Emilia’s prayer to Diana was moving when she described herself as “guiltless of election”. We could feel her dilemma at being forced to decide who should live.

Scene 5.2 began at around l.70 as the Jailer’s Daughter was carried in and sat in a chair on the dais, an action described as her “curtsey”. She cried into her father’s coat when saying that he was to be hanged the next day.

Her dialogue was left intact, apart from her mention of going to bed, which made the ensuring ravishment non-consensual.

The Wooer pretended to be Palamon and caressed her. He nibbled on her ear, causing her to push him away saying “you would fain be nibbling”. She was given an injection in the arm to drug her.

With her last plaintive, moving words she pleaded with the Wooer not to hurt her “If you do, love, I’ll cry”. She tried to escape but was carried back screaming. She was forced into the chair, her skirt was lifted and she was ravished. The Jailer paid the Doctor in cash for his drug “cure”.

At the end of this sordid sequence the lights went out. The Jailer’s Daughter was left in the chair, apparently dead or otherwise incapacitated, on view for the rest of the performance.

Scene 5.3 began at l.41 with Emilia comparing the two contenders. She was left on her own with only a messenger to bring news of the contest.

The Messenger went to see how the combat was progressing, but there was no offstage noise to create the illusion of far off action. This reduced the tension of the sequence.

Theseus returned with the victorious Arcite and betrothed him to Emilia. Hippolyta’s tear and Emilia’s “Is this winning?” were very effective indicators that all was not well.

Instead of Palamon and his knights being brought to execution, the Jailer was made his fellow prisoner and both were bound and made ready to die by knife (5.4). The previous mentions in 4.1 of the pardon for the Jailer had been cut so that he now faced punishment for letting Palamon escape.

As both kneeled side by side, Palamon asked how the Jailer’s Daughter was and the Jailer blatantly lied saying she was “well restored and to be married shortly”. The Jailer was taken aside and executed.

Palamon was about to have same fate befall him, and the tension was intensified by the staging of the Jailer’s interpolated execution, when Hippolyta (not Pirithous) ran in with news of Palamon’s reprieve.
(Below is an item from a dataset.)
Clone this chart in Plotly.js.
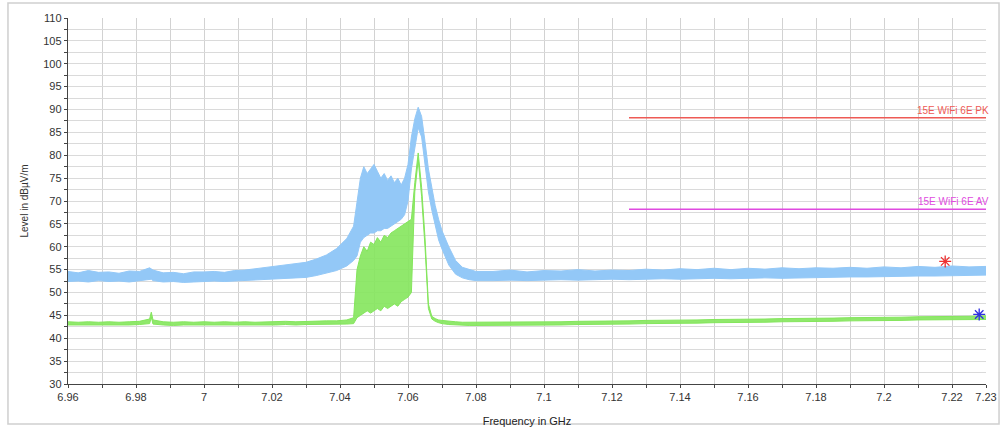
<!DOCTYPE html>
<html>
<head>
<meta charset="utf-8">
<script src="https://cdn.plot.ly/plotly-3.0.1.min.js"></script>
<style>
html,body{margin:0;padding:0;background:#fff;}
#chart{width:1002px;height:427px;}
</style>
</head>
<body>
<div id="chart"></div>
<script>
// Frequency points (GHz)
const freqGHz = [
  6.960, 6.963, 6.966, 6.969, 6.972, 6.975, 6.978, 6.981, 6.984, 6.9845, 6.985, 6.988, 6.991, 6.994, 6.997,
  7.000, 7.003, 7.006, 7.009, 7.012, 7.015, 7.018, 7.021, 7.024, 7.027, 7.030, 7.033, 7.036, 7.039, 7.042, 7.044,
  7.045, 7.046, 7.047, 7.048, 7.049, 7.050, 7.051, 7.052, 7.053, 7.054, 7.055, 7.056, 7.057, 7.058, 7.059, 7.060, 7.061,
  7.062, 7.063, 7.064, 7.065, 7.066, 7.067, 7.068, 7.069, 7.070, 7.072, 7.074, 7.076, 7.078, 7.080,
  7.085, 7.090, 7.095, 7.100, 7.105, 7.110, 7.115, 7.120, 7.125, 7.130, 7.135, 7.140, 7.145, 7.150,
  7.155, 7.160, 7.165, 7.170, 7.175, 7.180, 7.185, 7.190, 7.195, 7.200, 7.205, 7.210, 7.215, 7.220, 7.225, 7.230
];

// Peak detector trace (blue): upper and lower edges of the noise band (dBµV/m)
const peakHigh = [
  54.6, 54.3, 54.8, 54.4, 54.5, 54.2, 54.7, 54.6, 55.4, 55.2, 54.9, 54.3, 54.4, 54.1, 54.5,
  54.5, 54.6, 54.4, 54.8, 54.9, 55.2, 55.4, 55.8, 56.0, 56.3, 56.6, 57.3, 58.2, 59.6, 61.8, 64.5,
  70.0, 75.0, 77.5, 76.0, 77.0, 78.0, 76.5, 75.0, 76.0, 74.5, 75.5, 74.0, 75.0, 73.5, 75.0, 78.0, 84.0,
  88.0, 90.5, 88.5, 83.0, 77.0, 73.0, 69.0, 66.0, 63.5, 60.0, 57.0, 55.5, 55.0, 54.6,
  54.6, 54.9, 54.5, 54.8, 54.7, 55.0, 54.7, 54.9, 54.8, 55.1, 54.9, 55.2, 55.0, 55.3,
  55.0, 55.3, 55.1, 55.4, 55.2, 55.4, 55.3, 55.5, 55.3, 55.6, 55.4, 55.7, 55.5, 55.8, 55.6, 55.7
];
const peakLow = [
  52.4, 52.5, 52.3, 52.6, 52.4, 52.5, 52.3, 52.6, 52.8, 52.9, 52.6, 52.3, 52.4, 52.2, 52.3,
  52.4, 52.5, 52.4, 52.5, 52.6, 52.7, 52.8, 52.9, 53.0, 53.1, 53.3, 53.7, 54.2, 54.8, 55.8, 57.0,
  58.0, 61.0, 62.0, 62.5, 63.0, 63.0, 63.5, 63.5, 64.0, 64.0, 64.5, 65.0, 65.5, 66.0, 67.0, 70.0, 77.0,
  82.0, 86.0, 84.0, 78.0, 72.0, 68.0, 64.5, 61.5, 59.5, 56.0, 54.0, 53.2, 52.8, 52.6,
  52.6, 52.7, 52.6, 52.7, 52.8, 52.7, 52.8, 52.9, 52.8, 52.9, 53.0, 52.9, 53.0, 53.1,
  53.0, 53.1, 53.2, 53.1, 53.2, 53.3, 53.3, 53.4, 53.4, 53.5, 53.5, 53.6, 53.6, 53.7, 53.7, 53.8
];

// Average detector trace (green): upper and lower edges (dBµV/m)
const avgHigh = [
  43.6, 43.5, 43.6, 43.5, 43.6, 43.5, 43.6, 43.7, 44.2, 45.7, 44.0, 43.6, 43.5, 43.6, 43.5,
  43.6, 43.5, 43.6, 43.5, 43.6, 43.5, 43.6, 43.6, 43.7, 43.6, 43.7, 43.7, 43.8, 43.8, 44.0, 44.5,
  55.0, 58.0, 60.0, 59.0, 61.0, 60.5, 62.0, 61.0, 62.5, 62.0, 63.0, 63.5, 64.0, 64.5, 65.0, 65.5, 66.0,
  74.0, 80.5, 73.0, 62.0, 47.5, 44.8, 44.3, 44.0, 43.9, 43.7, 43.6, 43.5, 43.5, 43.5,
  43.5, 43.5, 43.5, 43.6, 43.6, 43.7, 43.7, 43.8, 43.8, 43.9, 43.9, 44.0, 44.0, 44.1,
  44.1, 44.2, 44.2, 44.3, 44.3, 44.4, 44.4, 44.5, 44.5, 44.6, 44.6, 44.7, 44.7, 44.8, 44.8, 44.9
];
const avgLow = [
  42.9, 42.9, 42.8, 42.9, 42.9, 42.8, 42.9, 43.0, 43.2, 44.6, 43.1, 42.9, 42.8, 42.9, 42.9,
  42.9, 42.8, 42.9, 42.9, 42.8, 42.9, 42.9, 42.9, 43.0, 42.9, 43.0, 43.0, 43.0, 43.1, 43.1, 43.2,
  44.5, 45.0, 45.5, 46.0, 45.5, 46.0, 46.5, 46.0, 47.0, 46.5, 47.0, 47.5, 47.0, 48.0, 48.5, 49.0, 50.0,
  72.0, 79.0, 71.0, 60.0, 46.5, 44.2, 43.7, 43.4, 43.2, 43.0, 42.9, 42.9, 42.8, 42.8,
  42.8, 42.8, 42.8, 42.9, 42.9, 43.0, 43.0, 43.1, 43.1, 43.2, 43.2, 43.3, 43.3, 43.4,
  43.4, 43.5, 43.5, 43.6, 43.6, 43.7, 43.7, 43.8, 43.8, 43.9, 43.9, 44.0, 44.0, 44.1, 44.1, 44.1
];

// Limit lines
const limitNames = ["15E WiFi 6E PK", "15E WiFi 6E AV"];
const limitStart = [7.125, 7.125];
const limitEnd = [7.23, 7.23];
const limitLevel = [88.2, 68.2];
const limitColors = ["#ee5a55", "#e04ae0"];

// Final measurement markers
const markerFreq = [7.218, 7.228];
const markerLevel = [56.8, 45.2];
const markerColors = ["#ee3030", "#3030e0"];

// Axis ticks
const xTickVals = [6.96, 6.97, 6.98, 6.99, 7.00, 7.01, 7.02, 7.03, 7.04, 7.05, 7.06, 7.07, 7.08, 7.09,
  7.10, 7.11, 7.12, 7.13, 7.14, 7.15, 7.16, 7.17, 7.18, 7.19, 7.20, 7.21, 7.22, 7.23];
const xTickText = ["6.96", "", "6.98", "", "7", "", "7.02", "", "7.04", "", "7.06", "", "7.08", "",
  "7.1", "", "7.12", "", "7.14", "", "7.16", "", "7.18", "", "7.2", "", "7.22", "7.23"];
const yTickVals = [30, 32.5, 35, 37.5, 40, 42.5, 45, 47.5, 50, 52.5, 55, 57.5, 60, 62.5, 65, 67.5, 70,
  72.5, 75, 77.5, 80, 82.5, 85, 87.5, 90, 92.5, 95, 97.5, 100, 102.5, 105, 107.5, 110];
const yTickText = ["30", "", "35", "", "40", "", "45", "", "50", "", "55", "", "60", "", "65", "", "70",
  "", "75", "", "80", "", "85", "", "90", "", "95", "", "100", "", "105", "", "110"];

const blue = "#93c8f7";
const green = "#84e65c";

const traces = [
  {x: freqGHz, y: peakLow, mode: "lines", line: {color: blue, width: 1}, hoverinfo: "skip"},
  {x: freqGHz, y: peakHigh, mode: "lines", line: {color: blue, width: 1}, fill: "tonexty", fillcolor: blue, hoverinfo: "skip"},
  {x: freqGHz, y: avgLow, mode: "lines", line: {color: green, width: 1}, hoverinfo: "skip"},
  {x: freqGHz, y: avgHigh, mode: "lines", line: {color: green, width: 1}, fill: "tonexty", fillcolor: "rgba(132,230,92,0.9)", hoverinfo: "skip"}
];
for (let i = 0; i < limitNames.length; i++) {
  traces.push({x: [limitStart[i], limitEnd[i]], y: [limitLevel[i], limitLevel[i]], mode: "lines",
    line: {color: limitColors[i], width: 1.3}, hoverinfo: "skip"});
}
for (let i = 0; i < markerFreq.length; i++) {
  traces.push({x: [markerFreq[i]], y: [markerLevel[i]], mode: "markers",
    marker: {symbol: "asterisk-open", size: 10, color: markerColors[i], line: {color: markerColors[i], width: 1.3}}, hoverinfo: "skip"});
}

const annotations = limitNames.map((name, i) => ({
  x: limitEnd[i], y: limitLevel[i], xref: "x", yref: "y", text: name, showarrow: false,
  xanchor: "right", yanchor: "bottom", xshift: 5, yshift: 0,
  font: {family: "Liberation Sans, Arial, sans-serif", size: 10, color: limitColors[i]}
}));

const layout = {
  width: 1002, height: 427,
  margin: {l: 68, r: 16, t: 18, b: 43},
  paper_bgcolor: "#ffffff", plot_bgcolor: "#ffffff",
  showlegend: false, hovermode: false,
  font: {family: "Liberation Sans, Arial, sans-serif", size: 11, color: "#333"},
  xaxis: {
    range: [6.96, 7.23], tickmode: "array", tickvals: xTickVals, ticktext: xTickText,
    showgrid: true, gridcolor: "#d2d2d2", gridwidth: 1,
    showline: true, linecolor: "#444", linewidth: 1.2,
    ticks: "outside", ticklen: 3, tickcolor: "#444",
    zeroline: false, tickfont: {size: 11, color: "#333"},
    title: {text: "Frequency in GHz", font: {size: 11, color: "#222"}, standoff: 14}
  },
  yaxis: {
    range: [30, 110], tickmode: "array", tickvals: yTickVals, ticktext: yTickText,
    showgrid: true, gridcolor: "#dadada", gridwidth: 1,
    showline: true, linecolor: "#444", linewidth: 1.2,
    ticks: "outside", ticklen: 3, tickcolor: "#444",
    zeroline: false, tickfont: {size: 11, color: "#333"},
    title: {text: "Level in dBµV/m", font: {size: 10, color: "#333"}, standoff: 12}
  },
  annotations: annotations,
  shapes: [
    {type: "rect", xref: "paper", yref: "paper", x0: -0.0654, x1: 1.0142, y0: -0.109, y1: 1.041,
     line: {color: "#cfcfcf", width: 1.5}, fillcolor: "rgba(0,0,0,0)", layer: "below"}
  ]
};

Plotly.newPlot("chart", traces, layout, {staticPlot: true, displayModeBar: false});
</script>
</body>
</html>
She explained how Arcite was near death as a result of his horse falling backwards on top of him.

Arcite was carried in and laid on the ground. Emilia knelt over him and kissed him. Palamon also cried tenderly as Emilia closed Arcite’s eyes. Theseus commented on the fickle hand of fate and arranged Palamon’s marriage to Emilia. Arcite had admitted offstage that Palamon had seen Emilia first.

Conclusions

This was the better of the two bookends for its fluid staging and compelling reworking of some plot elements. The brutal spectacle of the ravished and abandoned Jailer’s Daughter was particularly memorable and because of its deliberate cruelty overshadowed the merely accidental death of Arcite.

The audience was perhaps meant to compare the silent ignominy of the one with the lavish attention paid to the other.